Friday, 1 June 2012
Devouring Books: Fun Home by Alison Bechdel
But first, a quick note on Fun Home- I read it twice in like a week (partially because I did have to pay 50p to reserve it at the library, but also because, well, to properly get graphic novels, I feel like you need to read them more than once, because, you know, hidden picture clues!) which clearly means it's awesome, and also, if you want a memoir that's also a comic book that's also a way of coming to terms with the author's closeted father's probable suicide, then you should definitely read this. And if you also want to read a coming of age memoir about one lady's experience of discovering she's a lesbian, then you should also probably read this. I apparently only want to read lesbian memoirs at the moment (I'm currently reading Why Be Happy When You Can Be Normal? by Jeanette Winterson) so this was clearly perfect for me.
So, now, let's deviate from the main point of Fun Home for a little bit, and let's talk about books. I know, I bet you thought we were doing that already, huh? Well this shit's about to get meta. So in Fun Home, Bechdel talks a lot about books that have a connection to hers and her father's lives, her father having been a High School English teacher and her being, well, a reader and stuff, plus she's written (and drawn) a book. So she talks about quite a lot of books in passing, and about how when she was in high school she was in her dad's class, and it was one of the only ways she could connect to him, AND about how she basically learnt about being a lesbian from basically alllll the books in the library. Fun Home is really a book filled with loads of other books, and, well, I really like that kind of thing.
There are two books that Bechdel really talks about in detail in Fun Home; Remembrance of Things Past by Proust, which her father started reading not long before he died (apparently as evidence of some kind of mid-life crisis since, apparently, middle-age is when you accept that you'll never read that book), and Ulysses by James Joyce, which appropriately involves a lot of talk and subtext about fathers and stuff. And here's the thing about her talking about these books- it made me really really really want to read them. Do you ever get that? Like when you're reading a book and it talks about these other books really appealingly, and you think, I really want to read that now? That's literally the only way I used to read actual good books- I remember vividly that there was this one Sweet Valley Twins book where Lila did a book report on The Great Gatsby, and literally, it made me read The Great Gatsby! So it's good to know that I still do this, even when the books mentioned are built up in my brain as the hardest EVER.

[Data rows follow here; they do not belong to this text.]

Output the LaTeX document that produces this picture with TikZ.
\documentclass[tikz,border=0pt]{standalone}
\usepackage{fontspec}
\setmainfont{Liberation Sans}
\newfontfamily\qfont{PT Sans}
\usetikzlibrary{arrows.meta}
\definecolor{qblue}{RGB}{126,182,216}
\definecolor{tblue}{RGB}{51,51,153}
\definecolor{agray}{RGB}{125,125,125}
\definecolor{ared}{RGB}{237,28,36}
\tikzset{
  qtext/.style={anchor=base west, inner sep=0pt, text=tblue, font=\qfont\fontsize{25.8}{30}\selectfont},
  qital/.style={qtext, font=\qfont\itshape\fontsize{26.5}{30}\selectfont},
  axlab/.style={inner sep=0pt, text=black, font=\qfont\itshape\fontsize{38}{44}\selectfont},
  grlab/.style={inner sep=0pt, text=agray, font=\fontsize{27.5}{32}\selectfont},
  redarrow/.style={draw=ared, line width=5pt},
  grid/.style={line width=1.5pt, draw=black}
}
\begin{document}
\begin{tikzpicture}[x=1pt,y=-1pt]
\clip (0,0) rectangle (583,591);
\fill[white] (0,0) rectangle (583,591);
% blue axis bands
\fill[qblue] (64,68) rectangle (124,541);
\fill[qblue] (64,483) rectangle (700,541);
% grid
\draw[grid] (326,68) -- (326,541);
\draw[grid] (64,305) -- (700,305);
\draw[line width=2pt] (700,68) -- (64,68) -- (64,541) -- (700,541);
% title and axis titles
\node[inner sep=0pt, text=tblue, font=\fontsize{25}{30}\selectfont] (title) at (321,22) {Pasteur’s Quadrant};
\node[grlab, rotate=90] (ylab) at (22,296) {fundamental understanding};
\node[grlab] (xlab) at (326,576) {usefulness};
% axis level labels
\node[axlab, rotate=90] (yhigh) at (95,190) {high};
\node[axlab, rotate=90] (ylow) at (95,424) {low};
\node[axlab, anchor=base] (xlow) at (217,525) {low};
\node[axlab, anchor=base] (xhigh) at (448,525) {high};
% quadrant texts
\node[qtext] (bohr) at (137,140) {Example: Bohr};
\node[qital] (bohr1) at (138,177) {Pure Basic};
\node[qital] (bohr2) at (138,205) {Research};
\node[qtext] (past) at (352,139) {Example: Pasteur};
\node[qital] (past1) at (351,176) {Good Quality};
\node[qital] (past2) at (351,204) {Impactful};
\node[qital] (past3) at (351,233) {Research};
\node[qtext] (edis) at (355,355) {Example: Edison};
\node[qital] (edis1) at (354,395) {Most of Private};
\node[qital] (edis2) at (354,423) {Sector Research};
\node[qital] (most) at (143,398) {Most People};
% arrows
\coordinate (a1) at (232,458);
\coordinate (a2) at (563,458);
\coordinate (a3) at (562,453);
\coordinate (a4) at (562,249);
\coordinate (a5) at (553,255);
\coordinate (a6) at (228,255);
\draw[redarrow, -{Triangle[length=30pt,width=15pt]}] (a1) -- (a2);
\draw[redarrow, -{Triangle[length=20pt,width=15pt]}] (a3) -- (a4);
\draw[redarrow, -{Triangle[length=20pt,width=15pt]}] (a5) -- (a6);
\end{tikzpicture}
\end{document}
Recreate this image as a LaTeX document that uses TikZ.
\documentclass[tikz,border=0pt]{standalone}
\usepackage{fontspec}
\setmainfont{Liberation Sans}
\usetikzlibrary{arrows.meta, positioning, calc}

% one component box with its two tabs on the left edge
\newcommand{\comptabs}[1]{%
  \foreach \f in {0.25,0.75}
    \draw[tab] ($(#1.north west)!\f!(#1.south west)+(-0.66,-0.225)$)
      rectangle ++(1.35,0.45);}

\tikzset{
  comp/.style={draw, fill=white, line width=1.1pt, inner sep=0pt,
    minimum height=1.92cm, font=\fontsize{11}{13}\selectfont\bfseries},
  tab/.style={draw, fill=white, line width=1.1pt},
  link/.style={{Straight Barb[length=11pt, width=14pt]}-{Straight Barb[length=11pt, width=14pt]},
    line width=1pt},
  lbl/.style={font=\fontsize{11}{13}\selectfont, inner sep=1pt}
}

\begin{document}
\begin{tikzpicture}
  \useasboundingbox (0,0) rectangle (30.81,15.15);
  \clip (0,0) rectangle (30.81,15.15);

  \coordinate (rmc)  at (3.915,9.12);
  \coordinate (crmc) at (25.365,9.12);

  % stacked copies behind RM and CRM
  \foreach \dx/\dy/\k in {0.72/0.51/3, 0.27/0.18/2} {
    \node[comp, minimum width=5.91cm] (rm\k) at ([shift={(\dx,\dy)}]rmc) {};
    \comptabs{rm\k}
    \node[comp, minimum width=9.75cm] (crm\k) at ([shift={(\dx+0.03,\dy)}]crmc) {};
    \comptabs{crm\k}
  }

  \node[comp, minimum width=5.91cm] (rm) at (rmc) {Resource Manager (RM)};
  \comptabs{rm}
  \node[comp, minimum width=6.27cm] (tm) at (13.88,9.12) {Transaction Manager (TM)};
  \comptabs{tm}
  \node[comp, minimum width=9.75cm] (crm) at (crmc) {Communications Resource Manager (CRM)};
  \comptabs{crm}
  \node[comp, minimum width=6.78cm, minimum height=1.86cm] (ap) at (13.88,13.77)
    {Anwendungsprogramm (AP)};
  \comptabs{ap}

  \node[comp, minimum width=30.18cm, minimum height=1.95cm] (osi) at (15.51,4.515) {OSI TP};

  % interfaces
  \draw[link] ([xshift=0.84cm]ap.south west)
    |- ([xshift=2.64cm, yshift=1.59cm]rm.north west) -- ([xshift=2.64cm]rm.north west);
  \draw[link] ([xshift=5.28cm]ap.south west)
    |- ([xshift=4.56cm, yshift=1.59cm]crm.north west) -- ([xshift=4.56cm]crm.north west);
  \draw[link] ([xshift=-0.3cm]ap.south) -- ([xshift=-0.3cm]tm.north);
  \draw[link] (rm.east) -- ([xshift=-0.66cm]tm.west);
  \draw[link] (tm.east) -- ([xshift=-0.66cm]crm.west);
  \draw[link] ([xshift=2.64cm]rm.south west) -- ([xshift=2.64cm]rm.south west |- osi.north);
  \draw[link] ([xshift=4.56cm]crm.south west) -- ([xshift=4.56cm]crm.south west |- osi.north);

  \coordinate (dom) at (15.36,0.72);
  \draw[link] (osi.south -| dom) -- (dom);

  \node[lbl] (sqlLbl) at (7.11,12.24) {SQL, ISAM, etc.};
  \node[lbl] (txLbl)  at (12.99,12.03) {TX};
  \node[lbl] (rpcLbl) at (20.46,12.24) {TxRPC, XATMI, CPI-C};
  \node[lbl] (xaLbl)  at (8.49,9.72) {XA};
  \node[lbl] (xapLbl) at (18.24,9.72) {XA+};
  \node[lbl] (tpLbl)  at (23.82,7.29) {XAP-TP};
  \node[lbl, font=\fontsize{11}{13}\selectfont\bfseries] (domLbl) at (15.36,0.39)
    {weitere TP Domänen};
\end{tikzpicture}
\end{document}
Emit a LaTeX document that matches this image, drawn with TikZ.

Because really. Remembrance of Things Past seems like the longest and most difficult thing ever, but reading Bechdel's descriptions and analyses of it (in relation to her own experiences, which makes it even more appealing because WHAT IF PROUST CONTAINS THE MYSTERIES OF MY LIFE?) just make it sound interesting and challenging but totally worth it. And also, you don't even know how terrified I am of Ulysses, but everything Bechdel says about it (which, again, is of course related to her dad, but still) just makes me stroke my imaginary beard and just think 'hmmm, interesting' rather than OMG I AM SCARED OF JOYCE BECAUSE HE IS DIFFICULT. Which is good because I really hate thinking in capitals. It makes my brain hurt.
So, to sum up: books that I like make me think that other books that are mentioned in them are a good idea to read. And that's probably true- I can never ever remember The Great Gatsby, but I know I enjoyed it, and you know what? Possibly it's more life enriching than that one Sweet Valley Twins book. BUT: I'm not saying that Remembrance of Things Past or Ulysses are necessarily going to be more life enriching than Fun Home was, and nor am I saying that all I got out of Fun Home was a book recommendation or two. It's really an excellent read, and if it leads me to more excellent reads, well then, good. But honestly, it's enough just by itself. Read it now.